23/05/2008

7 | GLOBALIZAÇÃO, ORDEM E DESORDEM

A globalização não é uma ordem, mas um processo de desconstituição da velha ordem.

A globalização não é ainda a transição para uma nova ordem mundial (embora possa levar a essa transição), mas uma desconstituição do mundo assentado na velha ordem do Estado-nação. Como diz Beck, é “uma sociedade mundial sem Estado mundial e sem governo mundial” (1). E, como assinala Giddens, “não se trata de uma ordem global conduzida por uma vontade humana coletiva” (2).

Para alguns, isso é um verdadeiro horror. Grande parte das reações fundamentalistas à globalização (e, na verdade, à globalidade), sobretudo as laicas, apóiam-se na idéia de ordem. São reações de fundo hobbesiano. Elas partem da idéia de que se não houver uma ordem pré-existente, previamente concebida e adotada por um sujeito particular que, falando em nome de um bem comum universal, que lhe dê o direito e a capacidade de impô-la, vertical e heteronomamente, às sociedades, será a volta à barbárie ou o caos. Como tal sujeito (único e exclusivo) é o Estado, trata-se de uma visão estadocêntrica que, não raro, reúne agentes de direita e de esquerda no mesmo pólo reativo.

As sociedades humanas são tomadas, por tal visão, como sociedades em estado de natureza (e uma natureza que se comporta darwinisticamente). Não existe sociedade civil a não ser como dominium do Estado. Deixadas a si mesmas, as sociedades se fragmentarão em virtude da ausência de uma instância superior reguladora dos conflitos gerados pela inexorável competição entre os humanos. Os conflitos não são regulados por processos políticos (ex parte populis), por modos de regulação societários e sim por sujeitos pretensamente situados acima da sociedade. O fim (isto é, o sentido) da política (ex parte principis) é a ordem (Hobbes) e não a liberdade (Spinoza). A competição é inerente à natureza humana, enquanto a cooperação é o resultado de um aprendizado (e de uma racionalização, visando obter vantagens a longo prazo). Em suma, a sociedade humana é incapaz de gerar ordem espontaneamente a partir da cooperação.
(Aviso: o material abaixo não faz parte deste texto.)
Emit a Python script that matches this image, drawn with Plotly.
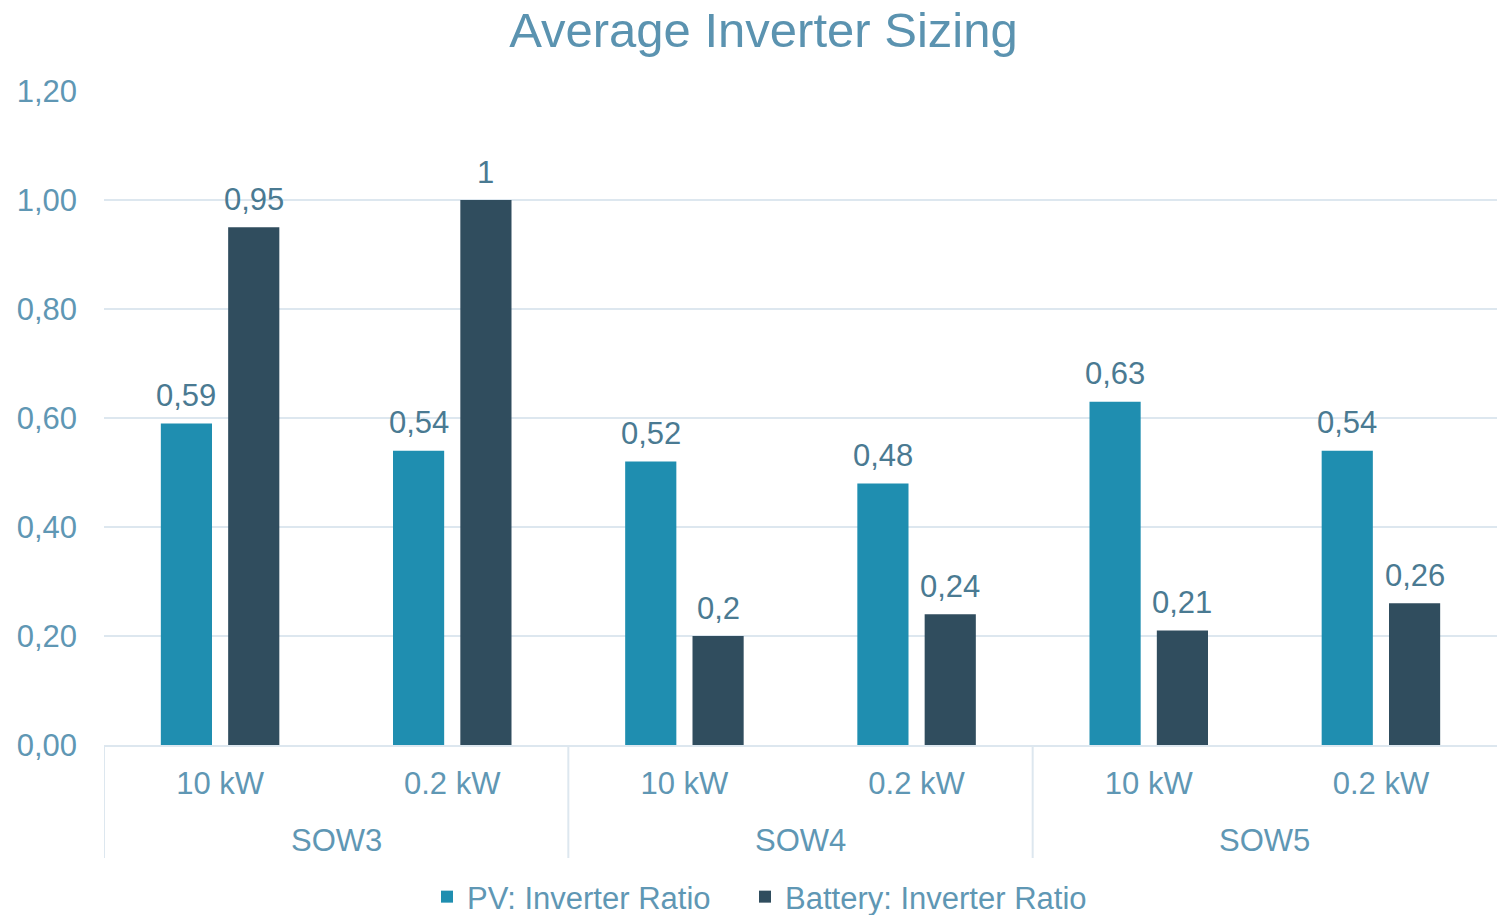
import plotly.graph_objects as go

# Study groups and inverter sizes along the x axis
groups = ["SOW3", "SOW4", "SOW5"]
sizes = ["10 kW", "0.2 kW", "10 kW", "0.2 kW", "10 kW", "0.2 kW"]

# Ratios for each series
pv_ratio = [0.59, 0.54, 0.52, 0.48, 0.63, 0.54]
battery_ratio = [0.95, 1.00, 0.20, 0.24, 0.21, 0.26]

y_ticks = [0.0, 0.2, 0.4, 0.6, 0.8, 1.0, 1.2]

PV_COLOR = "#1f8eb0"
BAT_COLOR = "#304d5e"
TEXT_LIGHT = "#5f97b4"
TEXT_DARK = "#4a7a92"
GRID = "#dde7ef"
FONT = "Arial"
FS = 31

BARGAP = 0.42
BARGROUPGAP = 0.24

# Plot area geometry in pixels (used to place labels below the axis)
PLOT_LEFT = 104
PLOT_TOP, PLOT_BOTTOM = 91, 745
PLOT_H = PLOT_BOTTOM - PLOT_TOP
PLOT_W = 1497 - PLOT_LEFT


def below_axis(px):
    """Paper y coordinate for a point px pixels below the x axis."""
    return -px / PLOT_H


def paper_x(px):
    return (px - PLOT_LEFT) / PLOT_W


def label(v):
    return format(v, "g").replace(".", ",")


x_pos = list(range(len(sizes)))
per_group = len(sizes) // len(groups)
series = [
    ("PV: Inverter Ratio", pv_ratio, PV_COLOR, "legend", 427),
    ("Battery: Inverter Ratio", battery_ratio, BAT_COLOR, "legend2", 745),
]
slot = (1 - BARGAP) / len(series)

fig = go.Figure()
legend_boxes = {}
for k, (name, vals, color, leg, leg_left) in enumerate(series):
    fig.add_trace(
        go.Bar(
            name=name,
            x=x_pos,
            y=vals,
            legend=leg,
            marker=dict(color=color, line=dict(width=0)),
        )
    )
    legend_boxes[leg] = dict(
        orientation="h",
        x=paper_x(leg_left),
        xanchor="left",
        y=below_axis(897 - PLOT_BOTTOM),
        yanchor="middle",
        font=dict(size=FS, color=TEXT_LIGHT, family=FONT),
        itemwidth=30,
        bgcolor="rgba(0,0,0,0)",
    )
    # value labels sitting above each bar
    offset = (k - (len(series) - 1) / 2) * slot
    for xi, v in zip(x_pos, vals):
        fig.add_annotation(
            x=xi + offset, y=v, xref="x", yref="y",
            text=label(v), showarrow=False,
            xanchor="center", yanchor="middle", yshift=28,
            font=dict(size=FS, color=TEXT_DARK, family=FONT),
        )

# Group labels and separators beneath the size labels
for i, g in enumerate(groups):
    center = i * per_group + (per_group - 1) / 2
    fig.add_annotation(
        x=center, xref="x",
        y=below_axis(840 - PLOT_BOTTOM), yref="paper",
        text=g, showarrow=False,
        xanchor="center", yanchor="middle",
        font=dict(size=FS, color=TEXT_LIGHT, family=FONT),
    )
    edge = i * per_group - 0.5
    fig.add_shape(
        type="line", xref="x", yref="paper",
        x0=edge, x1=edge, y0=0, y1=below_axis(858 - PLOT_BOTTOM),
        line=dict(color=GRID, width=2),
    )

fig.update_layout(
    width=1497,
    height=915,
    margin=dict(l=PLOT_LEFT, r=0, t=PLOT_TOP, b=915 - PLOT_BOTTOM, autoexpand=False),
    paper_bgcolor="white",
    plot_bgcolor="white",
    separators=",.",
    barmode="group",
    bargap=BARGAP,
    bargroupgap=BARGROUPGAP,
    font=dict(family=FONT, size=FS, color=TEXT_LIGHT),
    title=dict(
        text="Average Inverter Sizing",
        x=0.51,
        xanchor="center",
        y=0.967,
        yanchor="middle",
        font=dict(size=49, color="#5b93b0", family=FONT),
    ),
    legend=legend_boxes["legend"],
    legend2=legend_boxes["legend2"],
    showlegend=True,
)

fig.update_yaxes(
    range=[0, 1.2],
    tickvals=y_ticks,
    tickformat=".2f",
    showgrid=True,
    gridcolor=GRID,
    gridwidth=2,
    zeroline=False,
    showline=False,
    ticks="",
    ticklabelstandoff=26,
    tickfont=dict(size=FS, color=TEXT_LIGHT, family=FONT),
)

fig.update_xaxes(
    range=[-0.5, len(sizes) - 0.5],
    tickvals=x_pos,
    ticktext=sizes,
    showgrid=False,
    zeroline=False,
    showline=True,
    linecolor=GRID,
    linewidth=2,
    ticks="",
    ticklabelstandoff=10,
    tickfont=dict(size=FS, color=TEXT_LIGHT, family=FONT),
)

fig.write_html("out.html")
Ora, se a ordem não pode ser gerada espontaneamente, ela tem que ser imposta por alguém. O mal maior, então, não é a ordem injusta e sim a não-ordem. O caos é o demônio, a deusa-dragão Tiamat (a deusa do caos) que deve ser cortada por Marduk (o deus da ordem) com a espada que separa, que reintroduz continuamente todo tipo de compartimentação. Com efeito, grande parte das críticas estatistas, de direita ou de esquerda, à globalização são pautadas pelo tema do confronto com a desordem internacional gerada por tal processo. São reações à desordem, como se a ordem anterior e compartimentada do velho “sistema de muros” do Estado-nação fosse alguma maravilha ou algo que merecesse ser preservado. Mesmo os relatórios elaborados por segmentos da sociedade civil mundial (como os do Social Watch) adotam essa perspectiva, o que nos dá uma medida de quão profundamente estão fundeadas no subsolo dos preconceitos as visões ideológicas de boa parte dos que se opõem à globalização por medo de uma globalidade não-controlável, ou seja, por horror ao caos.

É bom repetir: a globalização não é um processo de constituição de uma nova ordem mundial. Talvez seja até mais por isso, e não porque tal processo estivesse construindo uma nova ordem injusta, que ela – ao ameaçar a velha ordem (o sistema de equilíbrio de poder internacional protagonizado pelo Estado-nação) sem colocar nada no lugar – aterrorize tanto os cavaleiros da ordem do Estado.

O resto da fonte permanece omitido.